**WHAT IS NEEDED**. Each line of the material below that holds the word "this" needs to be copied.

[start of SUPPLIED DATA]

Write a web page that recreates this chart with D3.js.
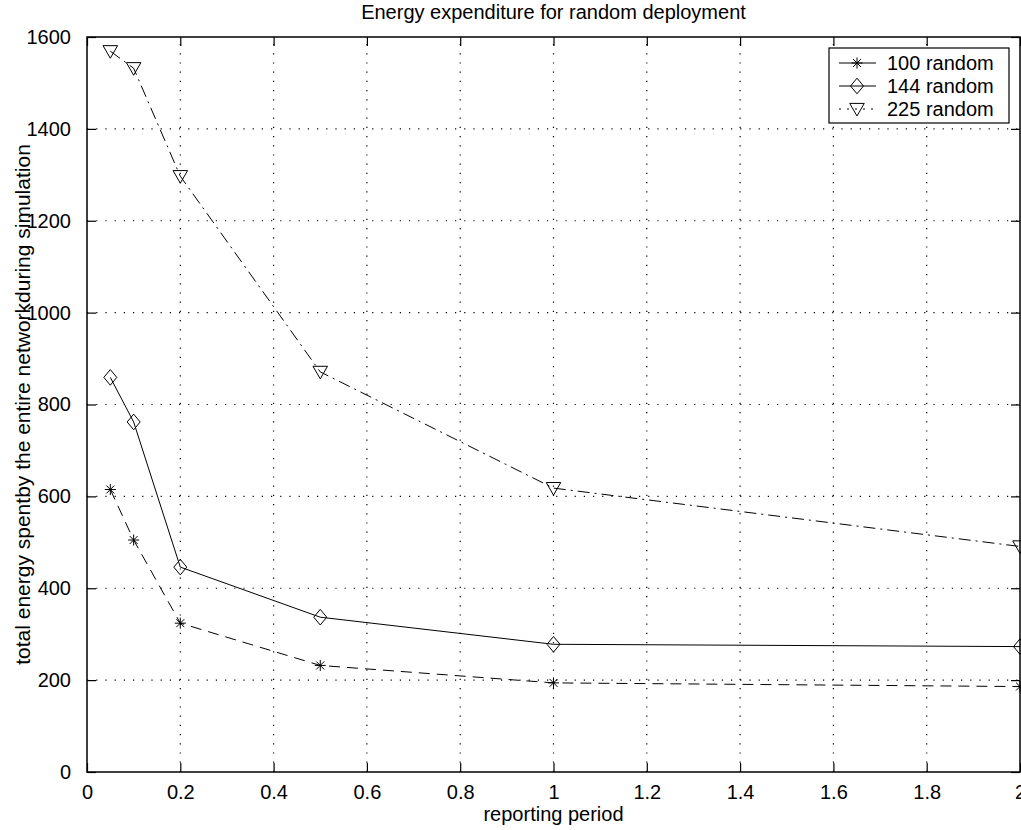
<!DOCTYPE html>
<html>
<head>
    <script src="https://d3js.org/d3.v7.min.js"></script>
    <style>
        body {
            margin: 0;
            background: #fff;
            font-family: 'Liberation Sans', Arial, sans-serif;
        }

        svg text {
            fill: #000;
        }

        .grid line {
            stroke: #000;
            stroke-width: 1.2px;
            stroke-dasharray: 1.2 8;
        }

        .series path.line {
            fill: none;
            stroke: #000;
            stroke-width: 1px;
        }

        .marker {
            fill: none;
            stroke: #000;
            stroke-width: 1px;
        }
    </style>
</head>

<body>
    <script>
        // reporting period values (x) and energy for each deployment size
        const periods = [0.05, 0.1, 0.2, 0.5, 1, 2];
        const energy100 = [615, 505, 324, 232, 194, 186];
        const energy144 = [859, 762, 446, 337, 278, 273];
        const energy225 = [1569, 1532, 1297, 871, 618, 491];

        const seriesNames = ['100 random', '144 random', '225 random'];
        const xTicks = [0, 0.2, 0.4, 0.6, 0.8, 1, 1.2, 1.4, 1.6, 1.8, 2];
        const yTicks = [0, 200, 400, 600, 800, 1000, 1200, 1400, 1600];

        const width = 1021,
            height = 830;
        const margin = {left: 87, right: 1, top: 37, bottom: 58};

        const x = d3.scaleLinear()
            .domain([0, 2])
            .range([margin.left, width - margin.right]);

        const y = d3.scaleLinear()
            .domain([0, 1600])
            .range([height - margin.bottom, margin.top]);

        const svg = d3.select('body').append('svg')
            .attr('width', width)
            .attr('height', height);

        // dotted grid
        const grid = svg.append('g').attr('class', 'grid');
        grid.selectAll('line.v')
            .data(xTicks.slice(1, -1))
            .join('line')
            .attr('x1', d => x(d)).attr('x2', d => x(d))
            .attr('y1', y(0)).attr('y2', y(1600));
        grid.selectAll('line.h')
            .data(yTicks.slice(1, -1))
            .join('line')
            .attr('class', 'h')
            .attr('x1', x(0)).attr('x2', x(2))
            .attr('y1', d => y(d)).attr('y2', d => y(d));

        // axes, matlab style: inward ticks on all four sides
        const tickLen = 9;
        const fmt = d => d3.format('~g')(d);

        svg.append('g')
            .attr('transform', `translate(0,${y(0)})`)
            .call(d3.axisBottom(x).tickValues(xTicks).tickFormat(fmt).tickSizeInner(-tickLen).tickSizeOuter(0).tickPadding(13))
            .call(g => g.select('.domain').remove());
        svg.append('g')
            .attr('transform', `translate(0,${y(1600)})`)
            .call(d3.axisTop(x).tickValues(xTicks).tickFormat('').tickSizeInner(-tickLen).tickSizeOuter(0))
            .call(g => g.select('.domain').remove());
        svg.append('g')
            .attr('transform', `translate(${x(0)},0)`)
            .call(d3.axisLeft(y).tickValues(yTicks).tickFormat(fmt).tickSizeInner(-tickLen).tickSizeOuter(0).tickPadding(16))
            .call(g => g.select('.domain').remove());
        svg.append('g')
            .attr('transform', `translate(${x(2)},0)`)
            .call(d3.axisRight(y).tickValues(yTicks).tickFormat('').tickSizeInner(-tickLen).tickSizeOuter(0))
            .call(g => g.select('.domain').remove());

        svg.selectAll('.tick line').attr('stroke', '#000').attr('stroke-width', 1.2);
        svg.selectAll('.tick text')
            .attr('font-family', "'Liberation Sans', Arial, sans-serif")
            .attr('font-size', 20)
            .attr('fill', '#000');

        // box
        svg.append('rect')
            .attr('x', x(0)).attr('y', y(1600))
            .attr('width', x(2) - x(0)).attr('height', y(0) - y(1600))
            .attr('fill', 'none')
            .attr('stroke', '#000')
            .attr('stroke-width', 1.5);

        // markers
        const star = (s) => {
            const r = s / 2, q = r * 0.72;
            return `M${-r},0H${r}M0,${-r}V${r}M${-q},${-q}L${q},${q}M${-q},${q}L${q},${-q}`;
        };
        const diamond = (s) => `M0,${-s * 0.6}L${s * 0.5},0L0,${s * 0.6}L${-s * 0.5},0Z`;
        const triDown = (s) => `M${-s * 0.52},${-s * 0.4}H${s * 0.52}L0,${s * 0.5}Z`;

        const series = [
            {name: seriesNames[0], values: energy100, dash: '11 7', marker: star, size: 11},
            {name: seriesNames[1], values: energy144, dash: null, marker: diamond, size: 13},
            {name: seriesNames[2], values: energy225, dash: '12 5 2 5', marker: triDown, size: 14}
        ];

        const line = d3.line()
            .x((d, i) => x(periods[i]))
            .y(d => y(d));

        const g = svg.selectAll('g.series')
            .data(series)
            .join('g')
            .attr('class', 'series');

        g.append('path')
            .attr('class', 'line')
            .attr('d', d => line(d.values))
            .attr('stroke-dasharray', d => d.dash);

        g.each(function (s) {
            d3.select(this).selectAll('path.marker')
                .data(s.values)
                .join('path')
                .attr('class', 'marker')
                .attr('transform', (d, i) => `translate(${x(periods[i])},${y(d)})`)
                .attr('d', s.marker(s.size));
        });

        // legend
        const legend = svg.append('g').attr('transform', 'translate(829,48)');
        legend.append('rect')
            .attr('width', 180).attr('height', 75)
            .attr('fill', '#fff')
            .attr('stroke', '#000')
            .attr('stroke-width', 1.2);

        const item = legend.selectAll('g.item')
            .data(series)
            .join('g')
            .attr('class', 'item')
            .attr('transform', (d, i) => `translate(0,${15 + i * 23})`);
        item.append('line')
            .attr('x1', 10).attr('x2', 47)
            .attr('stroke', '#000')
            .attr('stroke-dasharray', (d, i) => i === 2 ? '2 6' : null);
        item.append('path')
            .attr('class', 'marker')
            .attr('transform', 'translate(28,0)')
            .attr('d', d => d.marker(d.size));
        item.append('text')
            .attr('x', 58)
            .attr('dy', '0.35em')
            .attr('font-size', 20)
            .text(d => d.name);

        // titles
        svg.append('text')
            .attr('x', x(1)).attr('y', 12)
            .attr('dy', '0.35em')
            .attr('text-anchor', 'middle')
            .attr('font-size', 20)
            .text('Energy expenditure for random deployment');

        svg.append('text')
            .attr('x', x(1)).attr('y', 814)
            .attr('dy', '0.35em')
            .attr('text-anchor', 'middle')
            .attr('font-size', 20)
            .text('reporting period');

        svg.append('text')
            .attr('transform', `translate(23,${(y(0) + y(1600)) / 2}) rotate(-90)`)
            .attr('dy', '0.35em')
            .attr('text-anchor', 'middle')
            .attr('font-size', 21)
            .text('total energy spentby the entire networkduring simulation');
    </script>
</body>

</html>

[end of SUPPLIED DATA]

**OUTPUT**.
Write a web page that recreates this chart with D3.js.
            d3.select(this).selectAll('path.marker')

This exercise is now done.